## WORK INSTRUCTIONS
Locate all lines with the word "this" and copy them out.

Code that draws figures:
====

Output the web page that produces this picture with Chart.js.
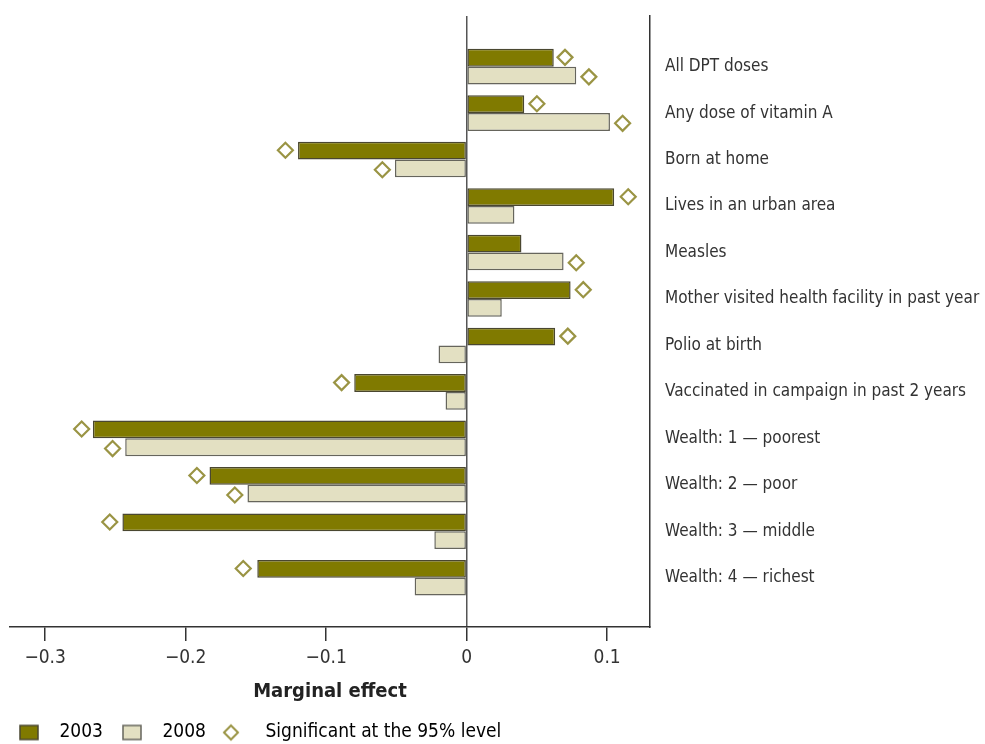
<!DOCTYPE html>
<html>
<head>
<meta charset="utf-8">
<script src="https://cdn.jsdelivr.net/npm/chart.js@4.4.0/dist/chart.umd.min.js"></script>
<style>
  html, body { margin: 0; padding: 0; background: #fff; overflow: hidden; }
  #wrap { width: 985px; height: 752px; }
</style>
</head>
<body>
<div id="wrap"><canvas id="chart"></canvas></div>
<script>
// data
const categories = [
    'All DPT doses',
    'Any dose of vitamin A',
    'Born at home',
    'Lives in an urban area',
    'Measles',
    'Mother visited health facility in past year',
    'Polio at birth',
    'Vaccinated in campaign in past 2 years',
    'Wealth: 1 \u2014 poorest',
    'Wealth: 2 \u2014 poor',
    'Wealth: 3 \u2014 middle',
    'Wealth: 4 \u2014 richest'
];
const values2003 = [0.062, 0.041, -0.120, 0.105, 0.039, 0.074, 0.063, -0.080, -0.266, -0.183, -0.245, -0.149];
const values2008 = [0.078, 0.102, -0.051, 0.034, 0.069, 0.025, -0.020, -0.015, -0.243, -0.156, -0.023, -0.037];
// diamond markers (significant at 95%), null = not significant
const sig2003 = [0.070, 0.050, -0.129, 0.115, null, 0.083, 0.072, -0.089, -0.274, -0.192, -0.254, -0.159];
const sig2008 = [0.087, 0.111, -0.060, null, 0.078, null, null, null, -0.252, -0.165, null, null];
const xTickValues = [-0.3, -0.2, -0.1, 0, 0.1];
const xTickLabels = ['\u22120.3', '\u22120.2', '\u22120.1', '0', '0.1'];

const FONT = '"Liberation Sans Narrow", "DejaVu Sans Condensed", sans-serif';
const C2003 = '#807a00', C2008 = '#e3e0c2', CSIG = '#9a9444';

// small legend icons, drawn a bit left of the legend box slot
function legendIcon(kind, fill, stroke) {
    const c = document.createElement('canvas');
    c.width = 50; c.height = 20;
    const g = c.getContext('2d');
    if (kind === 'diamond') {
        g.strokeStyle = stroke; g.lineWidth = 2;
        g.beginPath();
        g.moveTo(10, 3); g.lineTo(17, 10); g.lineTo(10, 17); g.lineTo(3, 10);
        g.closePath(); g.stroke();
    } else {
        g.fillStyle = fill; g.fillRect(5, 3, 18, 14);
        g.strokeStyle = stroke; g.lineWidth = 1.5; g.strokeRect(5, 3, 18, 14);
    }
    return c;
}

const sigPoints = [];
categories.forEach((c, i) => {
    if (sig2003[i] !== null) sigPoints.push({ x: sig2003[i], y: i - 0.2 });
    if (sig2008[i] !== null) sigPoints.push({ x: sig2008[i], y: i + 0.22 });
});

new Chart(document.getElementById('chart'), {
    type: 'bar',
    data: {
        datasets: [
            { label: '2003', yAxisID: 'y', data: values2003.map((v, i) => ({ x: v, y: i })), backgroundColor: C2003, borderColor: '#4a4730', borderWidth: 1.5, borderSkipped: false, categoryPercentage: 0.765, barPercentage: 1 },
            { label: '2008', yAxisID: 'y', data: values2008.map((v, i) => ({ x: v, y: i })), backgroundColor: C2008, borderColor: '#66655c', borderWidth: 1.5, borderSkipped: false, categoryPercentage: 0.765, barPercentage: 1 },
            { type: 'scatter', yAxisID: 'y', label: 'Significant at the 95% level', data: sigPoints, pointStyle: 'rectRot', pointRadius: 7.5, pointHoverRadius: 7.5, borderColor: CSIG, backgroundColor: 'rgba(255,255,255,0)', borderWidth: 2.2 }
        ]
    },
    options: {
        indexAxis: 'y',
        responsive: true,
        maintainAspectRatio: false,
        animation: false,
        layout: { padding: { left: 0, top: 16, right: 0, bottom: 0 } },
        scales: {
            x: {
                type: 'linear', min: -0.325, max: 0.1305,
                afterBuildTicks: s => { s.ticks = xTickValues.map(v => ({ value: v })); },
                afterFit: s => { s.height = 66; },
                grid: { color: c => (c.tick && c.tick.value === 0 ? '#555' : 'rgba(0,0,0,0)'), lineWidth: 1.5, tickColor: '#333', tickLength: 14 },
                border: { display: true, color: '#333', width: 1.5 },
                ticks: { callback: (v, i) => xTickLabels[i], font: { family: FONT, size: 19 }, color: '#333', padding: 6, maxRotation: 0, autoSkip: false },
                title: { display: true, text: 'Marginal effect', font: { family: FONT, size: 20, weight: 'bold', lineHeight: 1 }, color: '#222', padding: { top: 0, bottom: -9 } }
            },
            y: {
                type: 'linear', position: 'right', reverse: true, offset: false, min: -1.09, max: 12.06,
                afterBuildTicks: s => { s.ticks = categories.map((c, i) => ({ value: i })); },
                afterFit: s => { s.width = 335; s.paddingTop = 0; s.paddingBottom = 0; },
                grid: { display: false, drawTicks: false },
                border: { display: true, color: '#333', width: 1.5 },
                ticks: { callback: v => categories[v], font: { family: FONT, size: 17 }, color: '#333', padding: 15, autoSkip: false }
            },
            // empty strip that keeps the plot 10px off the left edge
            yLeft: {
                type: 'linear', axis: 'y', position: 'left',
                afterFit: s => { s.width = 10; s.paddingTop = 0; s.paddingBottom = 0; },
                ticks: { display: false }, grid: { display: false, drawTicks: false }, border: { display: false }
            }
        },
        plugins: {
            tooltip: { enabled: false },
            legend: {
                position: 'bottom', align: 'start',
                labels: {
                    usePointStyle: true, pointStyleWidth: 20, boxHeight: 20, padding: 30,
                    font: { family: FONT, size: 19 }, color: '#333',
                    generateLabels: () => [
                        { text: '2003', pointStyle: legendIcon('rect', C2003, '#4a4730'), datasetIndex: 0, hidden: false, lineWidth: 0 },
                        { text: '2008', pointStyle: legendIcon('rect', C2008, '#66655c'), datasetIndex: 1, hidden: false, lineWidth: 0 },
                        { text: 'Significant at the 95% level', pointStyle: legendIcon('diamond', null, CSIG), datasetIndex: 2, hidden: false, lineWidth: 0 }
                    ]
                }
            }
        }
    }
});
</script>
</body>
</html>
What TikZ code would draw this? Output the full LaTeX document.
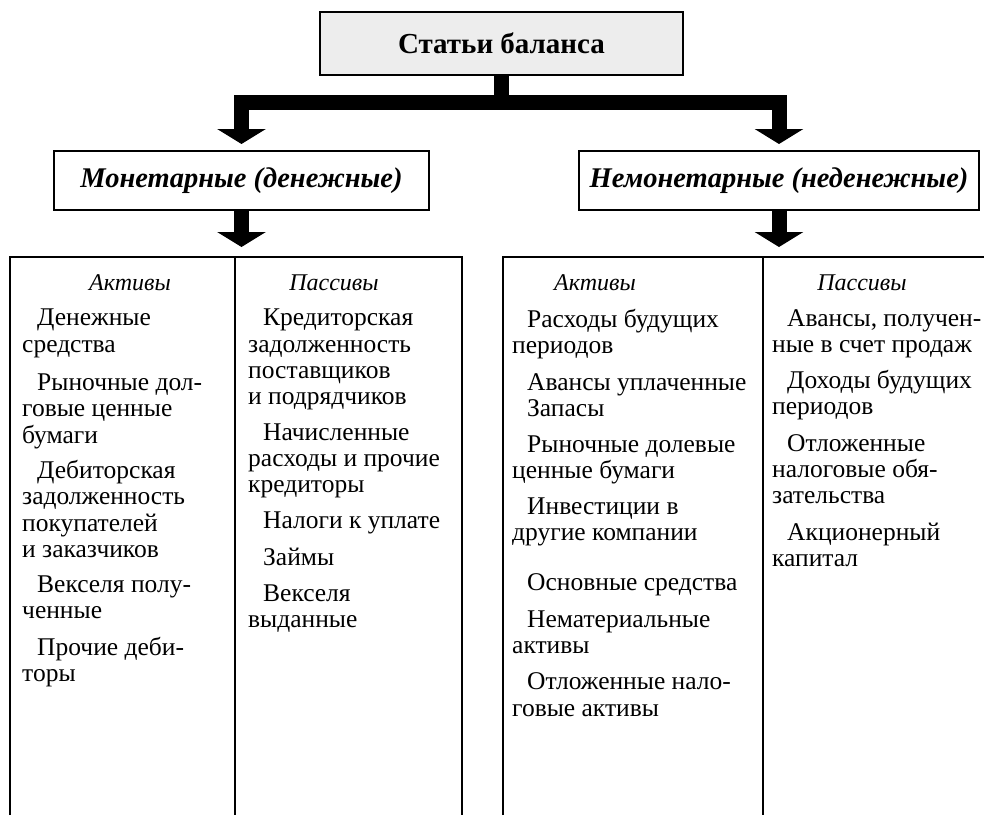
\documentclass[tikz,border=0pt]{standalone}
\usepackage{fontspec}
\setmainfont{Liberation Serif}
\usetikzlibrary{arrows.meta,positioning}

\newcommand{\fl}{\hspace*{15pt}}

\tikzset{
  titlebox/.style={draw, line width=2pt, fill=black!7, minimum width=363pt, minimum height=63pt,
    font=\fontsize{29}{32}\selectfont\bfseries},
  groupbox/.style={draw, line width=2pt, minimum height=59pt,
    font=\fontsize{28.5}{30}\selectfont\bfseries\itshape},
  bararrow/.style={line width=15pt, -{Triangle[width=48pt,length=15pt]}},
  colhead/.style={font=\fontsize{24}{28}\selectfont\itshape},
  coltext/.style={anchor=north west, align=left, inner sep=0pt,
    font=\fontsize{25.5}{26.3}\selectfont},
  colframe/.style={line width=1.8pt}
}

\begin{document}
\begin{tikzpicture}[x=1pt, y=-1pt]
    \useasboundingbox (0,0) rectangle (984,815);

    % Title
    \node[titlebox] (stat) at (501.5,43.5) {Статьи баланса};

    % Groups
    \node[groupbox, minimum width=375pt] (mon) at (241.5,180.5) {Монетарные (денежные)};
    \node[groupbox, minimum width=400pt] (nemon) at (779,180.5) {Немонетарные (неденежные)};

    % Column frames
    \coordinate (mcol) at (240,257);
    \coordinate (ncol) at (765,257);
    \draw[colframe] (10,815) |- (462,257) -- (462,815);
    \draw[colframe] (235,257) -- (235,815);
    \draw[colframe] (503,815) |- (984,257);
    \draw[colframe] (763,257) -- (763,815);

    % Arrows
    \draw[bararrow, shorten >=6pt] (stat.south) -- ++(0,26) -| (mon.north);
    \draw[bararrow, shorten >=6pt] (stat.south) -- ++(0,26) -| (nemon.north);
    \draw[bararrow, shorten >=10pt] (mon.south) -- (mon.south |- mcol);
    \draw[bararrow, shorten >=10pt] (nemon.south) -- (nemon.south |- ncol);

    % Monetary items
    \node[colhead] (ma) at (130,283) {Активы};
    \node[coltext] (matext) at (22,309) {\fl Денежные\\средства\\[12pt]
      \fl Рыночные дол-\\говые ценные\\бумаги\\[9pt]
      \fl Дебиторская\\задолженность\\покупателей\\и заказчиков\\[9pt]
      \fl Векселя полу-\\ченные\\[10pt]
      \fl Прочие деби-\\торы};
    \node[colhead] (mp) at (334,283) {Пассивы};
    \node[coltext] (mptext) at (248,309) {\fl Кредиторская\\задолженность\\поставщиков\\и подрядчиков\\[9pt]
      \fl Начисленные\\расходы и прочие\\кредиторы\\[9pt]
      \fl Налоги к уплате\\[11pt]
      \fl Займы\\[10pt]
      \fl Векселя\\выданные};

    % Non-monetary items
    \node[colhead] (na) at (595,283) {Активы};
    \node[coltext] (natext) at (512,309) {\fl Расходы будущих\\периодов\\[10pt]
      \fl Авансы уплаченные\\
      \fl Запасы\\[10pt]
      \fl Рыночные долевые\\ценные бумаги\\[9pt]
      \fl Инвестиции в\\другие компании\\[24pt]
      \fl Основные средства\\[10pt]
      \fl Нематериальные\\активы\\[10pt]
      \fl Отложенные нало-\\говые активы};
    \node[colhead] (np) at (862,283) {Пассивы};
    \node[coltext] (nptext) at (772,309) {\fl Авансы, получен-\\ные в счет продаж\\[10pt]
      \fl Доходы будущих\\периодов\\[10pt]
      \fl Отложенные\\налоговые обя-\\зательства\\[10pt]
      \fl Акционерный\\капитал};
\end{tikzpicture}
\end{document}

====

## FULL RESPONSE
Output the web page that produces this picture with Chart.js.
What TikZ code would draw this? Output the full LaTeX document.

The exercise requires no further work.